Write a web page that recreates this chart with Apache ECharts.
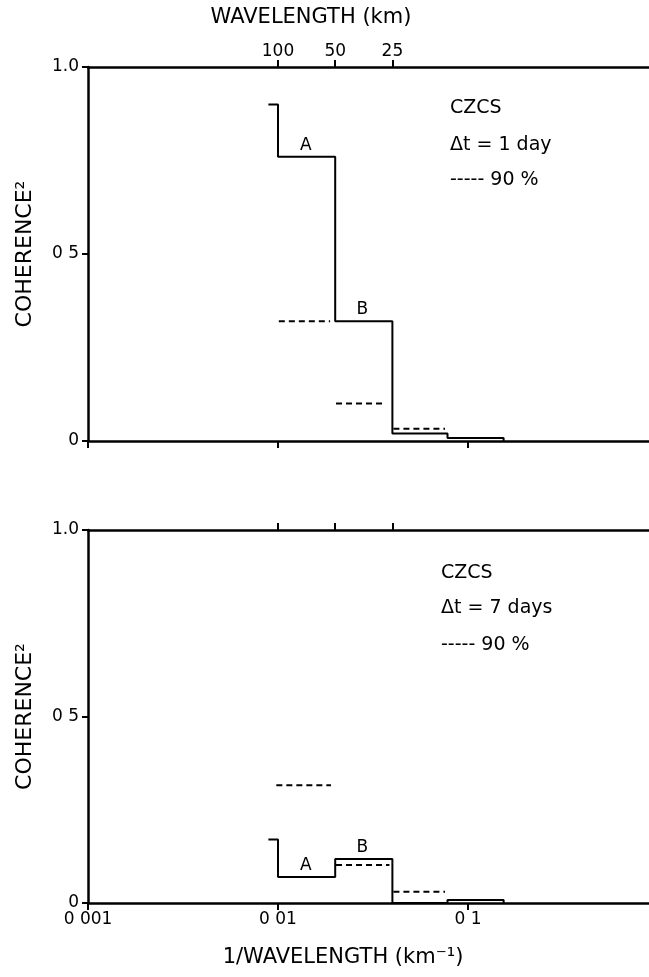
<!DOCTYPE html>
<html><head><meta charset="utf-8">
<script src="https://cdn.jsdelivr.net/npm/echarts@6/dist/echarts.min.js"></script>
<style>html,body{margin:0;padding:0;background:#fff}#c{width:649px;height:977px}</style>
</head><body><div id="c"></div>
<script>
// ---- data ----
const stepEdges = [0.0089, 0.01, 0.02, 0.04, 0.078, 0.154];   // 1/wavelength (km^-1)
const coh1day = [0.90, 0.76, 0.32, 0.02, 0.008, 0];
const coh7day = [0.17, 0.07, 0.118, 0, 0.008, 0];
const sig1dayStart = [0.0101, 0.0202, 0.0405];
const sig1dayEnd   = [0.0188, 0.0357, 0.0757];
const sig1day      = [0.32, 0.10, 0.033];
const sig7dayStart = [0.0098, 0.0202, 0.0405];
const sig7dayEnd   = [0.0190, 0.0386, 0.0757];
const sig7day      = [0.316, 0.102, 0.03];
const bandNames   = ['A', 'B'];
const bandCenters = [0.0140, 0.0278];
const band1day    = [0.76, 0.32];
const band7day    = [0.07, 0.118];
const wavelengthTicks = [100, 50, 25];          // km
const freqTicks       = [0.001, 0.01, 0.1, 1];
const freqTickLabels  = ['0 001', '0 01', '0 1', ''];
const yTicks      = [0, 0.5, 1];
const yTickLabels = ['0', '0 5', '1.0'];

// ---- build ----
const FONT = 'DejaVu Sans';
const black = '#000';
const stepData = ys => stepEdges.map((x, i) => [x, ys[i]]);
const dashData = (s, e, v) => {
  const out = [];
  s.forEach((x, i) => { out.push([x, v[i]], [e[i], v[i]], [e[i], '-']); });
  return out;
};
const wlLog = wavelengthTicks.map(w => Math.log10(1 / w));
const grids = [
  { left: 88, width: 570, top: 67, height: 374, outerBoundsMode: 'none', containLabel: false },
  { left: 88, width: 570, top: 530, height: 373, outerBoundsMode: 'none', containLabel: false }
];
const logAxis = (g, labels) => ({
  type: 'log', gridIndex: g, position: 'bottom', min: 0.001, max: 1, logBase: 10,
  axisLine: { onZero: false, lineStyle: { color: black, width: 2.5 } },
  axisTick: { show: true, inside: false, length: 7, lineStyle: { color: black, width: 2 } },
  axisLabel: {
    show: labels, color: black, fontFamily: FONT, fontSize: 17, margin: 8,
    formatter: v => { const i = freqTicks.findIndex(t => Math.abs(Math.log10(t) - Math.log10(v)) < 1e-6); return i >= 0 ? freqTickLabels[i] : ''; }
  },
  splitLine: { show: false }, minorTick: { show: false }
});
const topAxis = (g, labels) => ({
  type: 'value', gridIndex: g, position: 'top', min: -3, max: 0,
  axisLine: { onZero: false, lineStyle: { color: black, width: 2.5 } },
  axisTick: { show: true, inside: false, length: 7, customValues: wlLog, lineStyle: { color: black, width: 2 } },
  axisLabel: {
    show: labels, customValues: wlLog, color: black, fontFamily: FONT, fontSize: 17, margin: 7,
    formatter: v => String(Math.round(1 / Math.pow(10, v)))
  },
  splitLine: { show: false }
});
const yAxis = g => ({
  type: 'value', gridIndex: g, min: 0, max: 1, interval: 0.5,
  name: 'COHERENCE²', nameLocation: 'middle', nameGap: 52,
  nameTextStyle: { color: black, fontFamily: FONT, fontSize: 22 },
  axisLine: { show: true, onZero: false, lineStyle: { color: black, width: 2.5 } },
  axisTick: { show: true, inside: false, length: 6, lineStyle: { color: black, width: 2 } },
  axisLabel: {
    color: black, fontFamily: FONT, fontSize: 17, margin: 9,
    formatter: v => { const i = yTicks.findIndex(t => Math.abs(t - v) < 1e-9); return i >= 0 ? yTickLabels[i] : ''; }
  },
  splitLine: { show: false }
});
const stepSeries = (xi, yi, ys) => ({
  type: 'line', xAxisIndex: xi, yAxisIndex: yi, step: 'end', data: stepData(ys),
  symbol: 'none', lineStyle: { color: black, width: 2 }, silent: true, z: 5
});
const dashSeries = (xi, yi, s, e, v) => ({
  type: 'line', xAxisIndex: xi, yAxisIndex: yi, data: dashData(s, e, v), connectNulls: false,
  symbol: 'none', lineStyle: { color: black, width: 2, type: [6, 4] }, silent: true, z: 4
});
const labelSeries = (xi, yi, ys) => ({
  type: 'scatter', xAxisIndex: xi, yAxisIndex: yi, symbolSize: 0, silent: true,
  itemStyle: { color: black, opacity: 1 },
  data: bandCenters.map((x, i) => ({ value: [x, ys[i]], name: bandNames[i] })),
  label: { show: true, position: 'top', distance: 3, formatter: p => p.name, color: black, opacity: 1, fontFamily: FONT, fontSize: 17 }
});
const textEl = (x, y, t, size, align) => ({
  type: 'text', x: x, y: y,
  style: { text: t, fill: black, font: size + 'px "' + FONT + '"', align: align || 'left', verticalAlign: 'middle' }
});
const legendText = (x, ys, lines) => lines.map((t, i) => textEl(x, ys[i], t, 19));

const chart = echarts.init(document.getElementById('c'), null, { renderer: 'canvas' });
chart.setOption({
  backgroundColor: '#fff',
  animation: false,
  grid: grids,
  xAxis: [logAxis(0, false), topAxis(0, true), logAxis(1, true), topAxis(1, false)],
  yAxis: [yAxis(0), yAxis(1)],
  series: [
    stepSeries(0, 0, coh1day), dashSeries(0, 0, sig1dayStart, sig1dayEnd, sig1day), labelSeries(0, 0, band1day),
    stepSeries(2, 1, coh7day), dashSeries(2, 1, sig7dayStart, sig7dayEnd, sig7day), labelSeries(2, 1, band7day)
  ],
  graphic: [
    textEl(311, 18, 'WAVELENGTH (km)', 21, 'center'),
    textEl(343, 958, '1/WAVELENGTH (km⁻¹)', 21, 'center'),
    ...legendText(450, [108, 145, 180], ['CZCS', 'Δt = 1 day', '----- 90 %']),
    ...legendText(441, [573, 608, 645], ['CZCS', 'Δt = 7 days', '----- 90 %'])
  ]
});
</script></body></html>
+ + +
### YOUR TASK
Quote the data above in full and without alteration; skip the pictures.

### EXERCISE OUTPUT
Write a web page that recreates this chart with Apache ECharts.
<!DOCTYPE html>
<html><head><meta charset="utf-8">
<script src="https://cdn.jsdelivr.net/npm/echarts@6/dist/echarts.min.js"></script>
<style>html,body{margin:0;padding:0;background:#fff}#c{width:649px;height:977px}</style>
</head><body><div id="c"></div>
<script>
// ---- data ----
const stepEdges = [0.0089, 0.01, 0.02, 0.04, 0.078, 0.154];   // 1/wavelength (km^-1)
const coh1day = [0.90, 0.76, 0.32, 0.02, 0.008, 0];
const coh7day = [0.17, 0.07, 0.118, 0, 0.008, 0];
const sig1dayStart = [0.0101, 0.0202, 0.0405];
const sig1dayEnd   = [0.0188, 0.0357, 0.0757];
const sig1day      = [0.32, 0.10, 0.033];
const sig7dayStart = [0.0098, 0.0202, 0.0405];
const sig7dayEnd   = [0.0190, 0.0386, 0.0757];
const sig7day      = [0.316, 0.102, 0.03];
const bandNames   = ['A', 'B'];
const bandCenters = [0.0140, 0.0278];
const band1day    = [0.76, 0.32];
const band7day    = [0.07, 0.118];
const wavelengthTicks = [100, 50, 25];          // km
const freqTicks       = [0.001, 0.01, 0.1, 1];
const freqTickLabels  = ['0 001', '0 01', '0 1', ''];
const yTicks      = [0, 0.5, 1];
const yTickLabels = ['0', '0 5', '1.0'];

// ---- build ----
const FONT = 'DejaVu Sans';
const black = '#000';
const stepData = ys => stepEdges.map((x, i) => [x, ys[i]]);
const dashData = (s, e, v) => {
  const out = [];
  s.forEach((x, i) => { out.push([x, v[i]], [e[i], v[i]], [e[i], '-']); });
  return out;
};
const wlLog = wavelengthTicks.map(w => Math.log10(1 / w));
const grids = [
  { left: 88, width: 570, top: 67, height: 374, outerBoundsMode: 'none', containLabel: false },
  { left: 88, width: 570, top: 530, height: 373, outerBoundsMode: 'none', containLabel: false }
];
const logAxis = (g, labels) => ({
  type: 'log', gridIndex: g, position: 'bottom', min: 0.001, max: 1, logBase: 10,
  axisLine: { onZero: false, lineStyle: { color: black, width: 2.5 } },
  axisTick: { show: true, inside: false, length: 7, lineStyle: { color: black, width: 2 } },
  axisLabel: {
    show: labels, color: black, fontFamily: FONT, fontSize: 17, margin: 8,
    formatter: v => { const i = freqTicks.findIndex(t => Math.abs(Math.log10(t) - Math.log10(v)) < 1e-6); return i >= 0 ? freqTickLabels[i] : ''; }
  },
  splitLine: { show: false }, minorTick: { show: false }
});
const topAxis = (g, labels) => ({
  type: 'value', gridIndex: g, position: 'top', min: -3, max: 0,
  axisLine: { onZero: false, lineStyle: { color: black, width: 2.5 } },
  axisTick: { show: true, inside: false, length: 7, customValues: wlLog, lineStyle: { color: black, width: 2 } },
  axisLabel: {
    show: labels, customValues: wlLog, color: black, fontFamily: FONT, fontSize: 17, margin: 7,
    formatter: v => String(Math.round(1 / Math.pow(10, v)))
  },
  splitLine: { show: false }
});
const yAxis = g => ({
  type: 'value', gridIndex: g, min: 0, max: 1, interval: 0.5,
  name: 'COHERENCE²', nameLocation: 'middle', nameGap: 52,
  nameTextStyle: { color: black, fontFamily: FONT, fontSize: 22 },
  axisLine: { show: true, onZero: false, lineStyle: { color: black, width: 2.5 } },
  axisTick: { show: true, inside: false, length: 6, lineStyle: { color: black, width: 2 } },
  axisLabel: {
    color: black, fontFamily: FONT, fontSize: 17, margin: 9,
    formatter: v => { const i = yTicks.findIndex(t => Math.abs(t - v) < 1e-9); return i >= 0 ? yTickLabels[i] : ''; }
  },
  splitLine: { show: false }
});
const stepSeries = (xi, yi, ys) => ({
  type: 'line', xAxisIndex: xi, yAxisIndex: yi, step: 'end', data: stepData(ys),
  symbol: 'none', lineStyle: { color: black, width: 2 }, silent: true, z: 5
});
const dashSeries = (xi, yi, s, e, v) => ({
  type: 'line', xAxisIndex: xi, yAxisIndex: yi, data: dashData(s, e, v), connectNulls: false,
  symbol: 'none', lineStyle: { color: black, width: 2, type: [6, 4] }, silent: true, z: 4
});
const labelSeries = (xi, yi, ys) => ({
  type: 'scatter', xAxisIndex: xi, yAxisIndex: yi, symbolSize: 0, silent: true,
  itemStyle: { color: black, opacity: 1 },
  data: bandCenters.map((x, i) => ({ value: [x, ys[i]], name: bandNames[i] })),
  label: { show: true, position: 'top', distance: 3, formatter: p => p.name, color: black, opacity: 1, fontFamily: FONT, fontSize: 17 }
});
const textEl = (x, y, t, size, align) => ({
  type: 'text', x: x, y: y,
  style: { text: t, fill: black, font: size + 'px "' + FONT + '"', align: align || 'left', verticalAlign: 'middle' }
});
const legendText = (x, ys, lines) => lines.map((t, i) => textEl(x, ys[i], t, 19));

const chart = echarts.init(document.getElementById('c'), null, { renderer: 'canvas' });
chart.setOption({
  backgroundColor: '#fff',
  animation: false,
  grid: grids,
  xAxis: [logAxis(0, false), topAxis(0, true), logAxis(1, true), topAxis(1, false)],
  yAxis: [yAxis(0), yAxis(1)],
  series: [
    stepSeries(0, 0, coh1day), dashSeries(0, 0, sig1dayStart, sig1dayEnd, sig1day), labelSeries(0, 0, band1day),
    stepSeries(2, 1, coh7day), dashSeries(2, 1, sig7dayStart, sig7dayEnd, sig7day), labelSeries(2, 1, band7day)
  ],
  graphic: [
    textEl(311, 18, 'WAVELENGTH (km)', 21, 'center'),
    textEl(343, 958, '1/WAVELENGTH (km⁻¹)', 21, 'center'),
    ...legendText(450, [108, 145, 180], ['CZCS', 'Δt = 1 day', '----- 90 %']),
    ...legendText(441, [573, 608, 645], ['CZCS', 'Δt = 7 days', '----- 90 %'])
  ]
});
</script></body></html>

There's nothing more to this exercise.